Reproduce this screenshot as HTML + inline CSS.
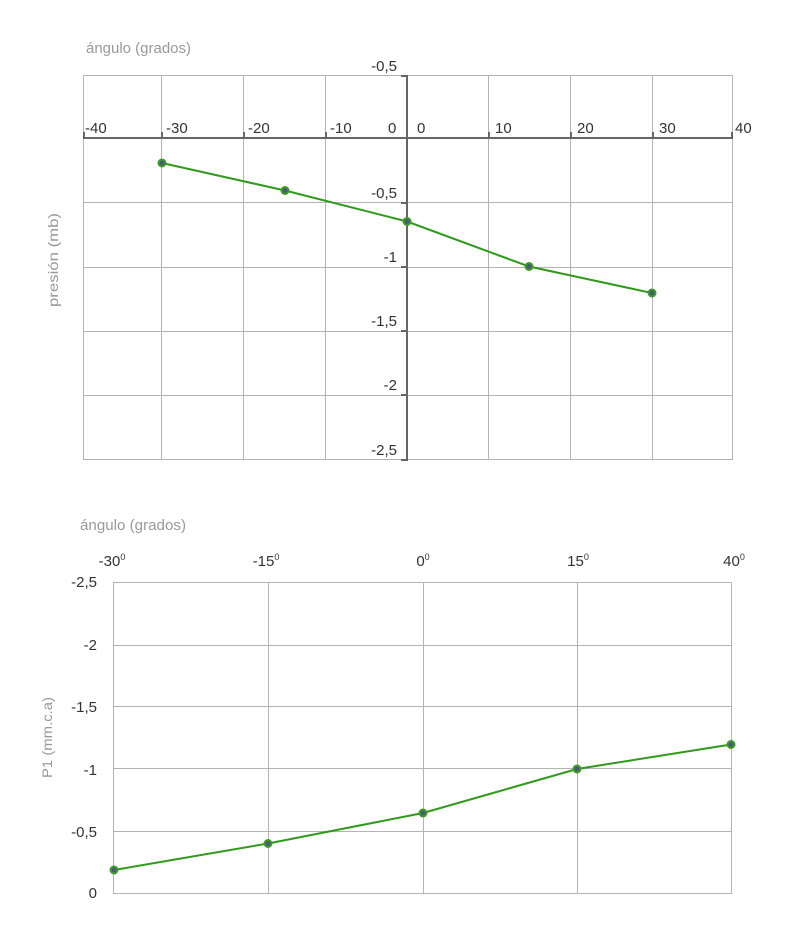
<!DOCTYPE html>
<html><head><meta charset="utf-8"><style>
html,body{margin:0;padding:0;background:#fff;}
svg{display:block;}
text{font-family:"Liberation Sans",sans-serif;}
</style></head><body>
<svg width="800" height="947" viewBox="0 0 800 947" xmlns="http://www.w3.org/2000/svg">
<rect width="800" height="947" fill="#fff"/>
<!-- TOP CHART -->
<g stroke="#b3b3b3" stroke-width="1" fill="none">
  <line x1="83.5" y1="75.5" x2="83.5" y2="459.5"/>
  <line x1="161.5" y1="75.5" x2="161.5" y2="459.5"/>
  <line x1="243.5" y1="75.5" x2="243.5" y2="459.5"/>
  <line x1="325.5" y1="75.5" x2="325.5" y2="459.5"/>
  <line x1="488.5" y1="75.5" x2="488.5" y2="459.5"/>
  <line x1="570.5" y1="75.5" x2="570.5" y2="459.5"/>
  <line x1="652.5" y1="75.5" x2="652.5" y2="459.5"/>
  <line x1="732.5" y1="75.5" x2="732.5" y2="459.5"/>
  <line x1="83" y1="75.5" x2="733" y2="75.5"/>
  <line x1="83" y1="202.5" x2="733" y2="202.5"/>
  <line x1="83" y1="267.5" x2="733" y2="267.5"/>
  <line x1="83" y1="331.5" x2="733" y2="331.5"/>
  <line x1="83" y1="395.5" x2="733" y2="395.5"/>
  <line x1="83" y1="459.5" x2="733" y2="459.5"/>
</g>
<g stroke="#666" stroke-width="2" fill="none">
  <line x1="83" y1="138" x2="733" y2="138"/>
  <line x1="407" y1="75" x2="407" y2="461"/>
  <line x1="84" y1="132" x2="84" y2="139"/>
  <line x1="162" y1="132" x2="162" y2="139"/>
  <line x1="244" y1="132" x2="244" y2="139"/>
  <line x1="326" y1="132" x2="326" y2="139"/>
  <line x1="489" y1="132" x2="489" y2="139"/>
  <line x1="571" y1="132" x2="571" y2="139"/>
  <line x1="653" y1="132" x2="653" y2="139"/>
  <line x1="732" y1="132" x2="732" y2="139"/>
  <line x1="401" y1="76" x2="408" y2="76"/>
  <line x1="401" y1="203" x2="408" y2="203"/>
  <line x1="401" y1="267" x2="408" y2="267"/>
  <line x1="401" y1="331" x2="408" y2="331"/>
  <line x1="401" y1="395" x2="408" y2="395"/>
  <line x1="401" y1="460" x2="408" y2="460"/>
</g>
<g font-size="15" fill="#333">
  <text x="85" y="133">-40</text>
  <text x="166" y="133">-30</text>
  <text x="248" y="133">-20</text>
  <text x="330" y="133">-10</text>
  <text x="388" y="133">0</text>
  <text x="417" y="133">0</text>
  <text x="495" y="133">10</text>
  <text x="577" y="133">20</text>
  <text x="659" y="133">30</text>
  <text x="735" y="133">40</text>
</g>
<g font-size="15" fill="#333" text-anchor="end">
  <text x="397" y="71">-0,5</text>
  <text x="397" y="198">-0,5</text>
  <text x="397" y="262">-1</text>
  <text x="397" y="326">-1,5</text>
  <text x="397" y="390">-2</text>
  <text x="397" y="455">-2,5</text>
</g>
<text x="86" y="53" font-size="15" fill="#999" textLength="105" lengthAdjust="spacingAndGlyphs">ángulo (grados)</text>
<text transform="translate(58,307) rotate(-90)" font-size="14" fill="#999" textLength="94" lengthAdjust="spacingAndGlyphs">presión (mb)</text>
<polyline points="162,163 285,190.5 407,221.5 529,266.5 652,293" fill="none" stroke="#2f9a1c" stroke-width="2"/>
<g fill="#4b5a78" stroke="#3a9e22" stroke-width="2">
  <circle cx="162" cy="163" r="3.5"/>
  <circle cx="285" cy="190.5" r="3.5"/>
  <circle cx="407" cy="221.5" r="3.5"/>
  <circle cx="529" cy="266.5" r="3.5"/>
  <circle cx="652" cy="293" r="3.5"/>
</g>

<!-- BOTTOM CHART -->
<g stroke="#b3b3b3" stroke-width="1" fill="none">
  <line x1="113.5" y1="582" x2="113.5" y2="894"/>
  <line x1="268.5" y1="582" x2="268.5" y2="894"/>
  <line x1="423.5" y1="582" x2="423.5" y2="894"/>
  <line x1="577.5" y1="582" x2="577.5" y2="894"/>
  <line x1="731.5" y1="582" x2="731.5" y2="894"/>
  <line x1="113" y1="582.5" x2="732" y2="582.5"/>
  <line x1="113" y1="645.5" x2="732" y2="645.5"/>
  <line x1="113" y1="706.5" x2="732" y2="706.5"/>
  <line x1="113" y1="768.5" x2="732" y2="768.5"/>
  <line x1="113" y1="831.5" x2="732" y2="831.5"/>
  <line x1="113" y1="893.5" x2="732" y2="893.5"/>
</g>
<g font-size="15" fill="#333" text-anchor="middle">
  <text x="112" y="566">-30<tspan font-size="9" dy="-6">0</tspan></text>
  <text x="266" y="566">-15<tspan font-size="9" dy="-6">0</tspan></text>
  <text x="423" y="566">0<tspan font-size="9" dy="-6">0</tspan></text>
  <text x="578" y="566">15<tspan font-size="9" dy="-6">0</tspan></text>
  <text x="734" y="566">40<tspan font-size="9" dy="-6">0</tspan></text>
</g>
<g font-size="15" fill="#333" text-anchor="end">
  <text x="97" y="587">-2,5</text>
  <text x="97" y="650">-2</text>
  <text x="97" y="712">-1,5</text>
  <text x="97" y="775">-1</text>
  <text x="97" y="837">-0,5</text>
  <text x="97" y="898">0</text>
</g>
<text x="80" y="530" font-size="15" fill="#999" textLength="106" lengthAdjust="spacingAndGlyphs">ángulo (grados)</text>
<text transform="translate(52,778) rotate(-90)" font-size="14" fill="#999" textLength="81" lengthAdjust="spacingAndGlyphs">P1 (mm.c.a)</text>
<polyline points="114,870 268,843.5 423,813 577,769 731,744.5" fill="none" stroke="#2f9a1c" stroke-width="2"/>
<g fill="#4b5a78" stroke="#3a9e22" stroke-width="2">
  <circle cx="114" cy="870" r="3.5"/>
  <circle cx="268" cy="843.5" r="3.5"/>
  <circle cx="423" cy="813" r="3.5"/>
  <circle cx="577" cy="769" r="3.5"/>
  <circle cx="731" cy="744.5" r="3.5"/>
</g>
</svg>
</body></html>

* [WHAT TO WORK ON]
Copy the whole listing above word for word but do not carry over the pictures.

* [FINISHED EXERCISE]
Reproduce this screenshot as HTML + inline CSS.
<!DOCTYPE html>
<html><head><meta charset="utf-8"><style>
html,body{margin:0;padding:0;background:#fff;}
svg{display:block;}
text{font-family:"Liberation Sans",sans-serif;}
</style></head><body>
<svg width="800" height="947" viewBox="0 0 800 947" xmlns="http://www.w3.org/2000/svg">
<rect width="800" height="947" fill="#fff"/>
<!-- TOP CHART -->
<g stroke="#b3b3b3" stroke-width="1" fill="none">
  <line x1="83.5" y1="75.5" x2="83.5" y2="459.5"/>
  <line x1="161.5" y1="75.5" x2="161.5" y2="459.5"/>
  <line x1="243.5" y1="75.5" x2="243.5" y2="459.5"/>
  <line x1="325.5" y1="75.5" x2="325.5" y2="459.5"/>
  <line x1="488.5" y1="75.5" x2="488.5" y2="459.5"/>
  <line x1="570.5" y1="75.5" x2="570.5" y2="459.5"/>
  <line x1="652.5" y1="75.5" x2="652.5" y2="459.5"/>
  <line x1="732.5" y1="75.5" x2="732.5" y2="459.5"/>
  <line x1="83" y1="75.5" x2="733" y2="75.5"/>
  <line x1="83" y1="202.5" x2="733" y2="202.5"/>
  <line x1="83" y1="267.5" x2="733" y2="267.5"/>
  <line x1="83" y1="331.5" x2="733" y2="331.5"/>
  <line x1="83" y1="395.5" x2="733" y2="395.5"/>
  <line x1="83" y1="459.5" x2="733" y2="459.5"/>
</g>
<g stroke="#666" stroke-width="2" fill="none">
  <line x1="83" y1="138" x2="733" y2="138"/>
  <line x1="407" y1="75" x2="407" y2="461"/>
  <line x1="84" y1="132" x2="84" y2="139"/>
  <line x1="162" y1="132" x2="162" y2="139"/>
  <line x1="244" y1="132" x2="244" y2="139"/>
  <line x1="326" y1="132" x2="326" y2="139"/>
  <line x1="489" y1="132" x2="489" y2="139"/>
  <line x1="571" y1="132" x2="571" y2="139"/>
  <line x1="653" y1="132" x2="653" y2="139"/>
  <line x1="732" y1="132" x2="732" y2="139"/>
  <line x1="401" y1="76" x2="408" y2="76"/>
  <line x1="401" y1="203" x2="408" y2="203"/>
  <line x1="401" y1="267" x2="408" y2="267"/>
  <line x1="401" y1="331" x2="408" y2="331"/>
  <line x1="401" y1="395" x2="408" y2="395"/>
  <line x1="401" y1="460" x2="408" y2="460"/>
</g>
<g font-size="15" fill="#333">
  <text x="85" y="133">-40</text>
  <text x="166" y="133">-30</text>
  <text x="248" y="133">-20</text>
  <text x="330" y="133">-10</text>
  <text x="388" y="133">0</text>
  <text x="417" y="133">0</text>
  <text x="495" y="133">10</text>
  <text x="577" y="133">20</text>
  <text x="659" y="133">30</text>
  <text x="735" y="133">40</text>
</g>
<g font-size="15" fill="#333" text-anchor="end">
  <text x="397" y="71">-0,5</text>
  <text x="397" y="198">-0,5</text>
  <text x="397" y="262">-1</text>
  <text x="397" y="326">-1,5</text>
  <text x="397" y="390">-2</text>
  <text x="397" y="455">-2,5</text>
</g>
<text x="86" y="53" font-size="15" fill="#999" textLength="105" lengthAdjust="spacingAndGlyphs">ángulo (grados)</text>
<text transform="translate(58,307) rotate(-90)" font-size="14" fill="#999" textLength="94" lengthAdjust="spacingAndGlyphs">presión (mb)</text>
<polyline points="162,163 285,190.5 407,221.5 529,266.5 652,293" fill="none" stroke="#2f9a1c" stroke-width="2"/>
<g fill="#4b5a78" stroke="#3a9e22" stroke-width="2">
  <circle cx="162" cy="163" r="3.5"/>
  <circle cx="285" cy="190.5" r="3.5"/>
  <circle cx="407" cy="221.5" r="3.5"/>
  <circle cx="529" cy="266.5" r="3.5"/>
  <circle cx="652" cy="293" r="3.5"/>
</g>

<!-- BOTTOM CHART -->
<g stroke="#b3b3b3" stroke-width="1" fill="none">
  <line x1="113.5" y1="582" x2="113.5" y2="894"/>
  <line x1="268.5" y1="582" x2="268.5" y2="894"/>
  <line x1="423.5" y1="582" x2="423.5" y2="894"/>
  <line x1="577.5" y1="582" x2="577.5" y2="894"/>
  <line x1="731.5" y1="582" x2="731.5" y2="894"/>
  <line x1="113" y1="582.5" x2="732" y2="582.5"/>
  <line x1="113" y1="645.5" x2="732" y2="645.5"/>
  <line x1="113" y1="706.5" x2="732" y2="706.5"/>
  <line x1="113" y1="768.5" x2="732" y2="768.5"/>
  <line x1="113" y1="831.5" x2="732" y2="831.5"/>
  <line x1="113" y1="893.5" x2="732" y2="893.5"/>
</g>
<g font-size="15" fill="#333" text-anchor="middle">
  <text x="112" y="566">-30<tspan font-size="9" dy="-6">0</tspan></text>
  <text x="266" y="566">-15<tspan font-size="9" dy="-6">0</tspan></text>
  <text x="423" y="566">0<tspan font-size="9" dy="-6">0</tspan></text>
  <text x="578" y="566">15<tspan font-size="9" dy="-6">0</tspan></text>
  <text x="734" y="566">40<tspan font-size="9" dy="-6">0</tspan></text>
</g>
<g font-size="15" fill="#333" text-anchor="end">
  <text x="97" y="587">-2,5</text>
  <text x="97" y="650">-2</text>
  <text x="97" y="712">-1,5</text>
  <text x="97" y="775">-1</text>
  <text x="97" y="837">-0,5</text>
  <text x="97" y="898">0</text>
</g>
<text x="80" y="530" font-size="15" fill="#999" textLength="106" lengthAdjust="spacingAndGlyphs">ángulo (grados)</text>
<text transform="translate(52,778) rotate(-90)" font-size="14" fill="#999" textLength="81" lengthAdjust="spacingAndGlyphs">P1 (mm.c.a)</text>
<polyline points="114,870 268,843.5 423,813 577,769 731,744.5" fill="none" stroke="#2f9a1c" stroke-width="2"/>
<g fill="#4b5a78" stroke="#3a9e22" stroke-width="2">
  <circle cx="114" cy="870" r="3.5"/>
  <circle cx="268" cy="843.5" r="3.5"/>
  <circle cx="423" cy="813" r="3.5"/>
  <circle cx="577" cy="769" r="3.5"/>
  <circle cx="731" cy="744.5" r="3.5"/>
</g>
</svg>
</body></html>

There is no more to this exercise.